A Irlanda não é aqui: a descriminalização do aborto na guerra contra o fundamentalismo brasileiro. Por Nathalí Macedo

Atualizado em 3 de junho de 2018 às 17:34
O Brasil está a cada dia mais perto – a passo de formiga, é verdade – de tratar suas mulheres com alguma humanidade.
A suprema corte convocou para junho audiências públicas para ouvir  especialistas sobre os efeitos da criminalização do aborto.
Desde 1940 – de quando data o nosso antiquado, quase obsoleto Código Penal – as leis do nosso país nos violentam. O aborto só é permitido em caso de risco de vida para a mãe ou estupro, o que põe em cheque o principal argumento dos conservadores contra o aborto: o direito à vida.
Se uma mulher aborta porque não tem condições se parir ou simplesmente não tem o desejo de ser mãe, ela é uma criminosa, assassina de criançinhas. Mas se ela aborta porque foi estuprada, tá sussa.
Relativiza-se o “direito à vida” porque a parcela da população que é contra o aborto, na verdade, está pouco se lixando para os fetos: a questão é castigar a mulher que “abriu as pernas porque quis”, como se a maternidade encarada como punição resolvesse a questão na prática, quando, na verdade, só serve para saciar a misoginia dos conservadores e manter no Brasil uma nociva mentalidade provinciana – uma máquina de mortes por abortos clandestinos e prisões.
Na Irlanda, país mais conservador da Europa, com 90% de população católica, o aborto acaba de ser descriminalizado. Antes disso, a lei já havia sido flexibilizada para permitir que as irlandesas fossem abortar em outros países da Europa.
Além do provincianismo, o que tanto nos afasta da Irlanda – e dos demais países que viram despencar as taxas de aborto depois de descriminalizá-lo?
Temos um palpite preocupante: pior do que um país 90% católico é um país que tem no Congresso uma bancada evangélica.
No Brasil, a laicidade do Estado é uma piada. Deputados – alô Cunha, só assim lembramos que você existe – pedem criminalização até da pílula do dia seguinte. Projetos de lei são fundamentados em Deus (qual deles, queridos?) e na Bíblia. O que é um crucifixo nos tribunais e um “deus seja louvado” nas cédulas de real perto dessas aberrações fundamentalistas?

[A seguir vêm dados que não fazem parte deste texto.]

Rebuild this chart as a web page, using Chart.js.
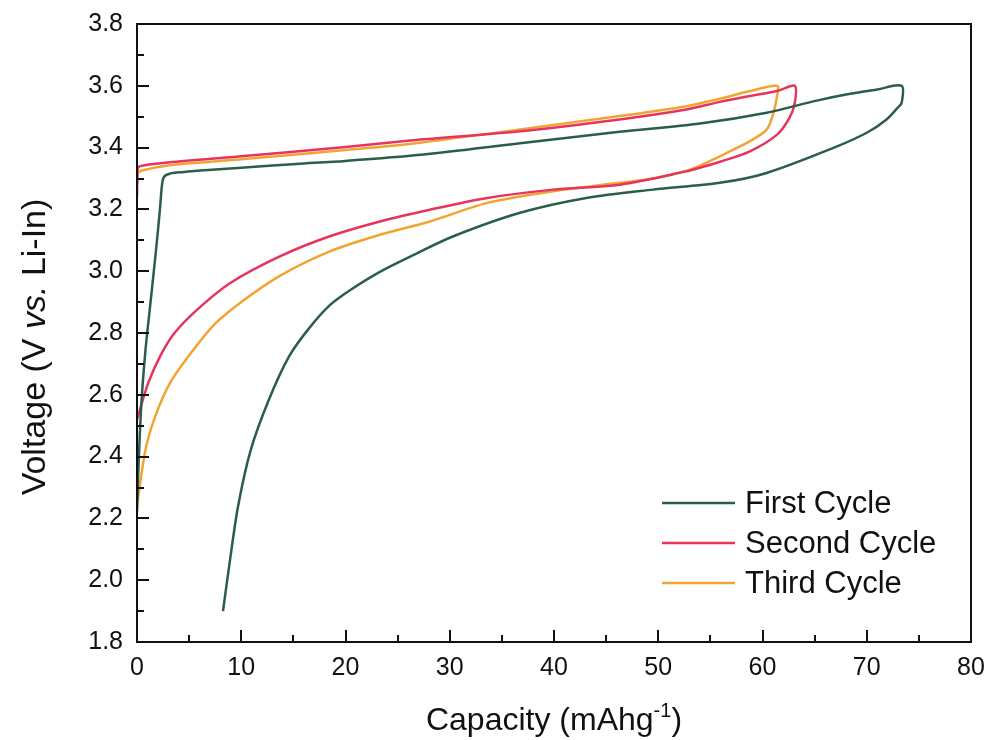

A situação das mulheres é mais grave no Brasil porque não há, na prática, separação entre política e religião, e os conservadores ainda não aceitaram que bíblia não é e não será Constituição.
Não é de hoje que, diante da efervecência feminista no país, a descriminalização do aborto já não pode ser ignorada pelo governo, pelas Instituições e pela Sociedade Civil, que, a despeito disso, têm evitado o assunto ano após ano.
O que ouvirá Rosa Weber dos especialistas? O que o mundo inteiro já sabe: a criminalização do aborto não impede que mulheres abortem, apenas as obriga a a fazê-lo em condições inadequadas ou clínicas clandestinas caríssimas (as ricas abortam, as pobres morrem com um citotec boceta adentro).
A descriminalização do aborto não é sobre pró-vida X contra-vida, porque ninguém é contra a vida: a briga é entre fundamentalismo e liberdade.
Pela vida das mulheres, esperamos que dessa vez Rosa Weber não deixe de seguir a razão para seguir o entendimento da maioria – leia-se: curvar-se às pressões do fundamentalismo religioso no Brasil.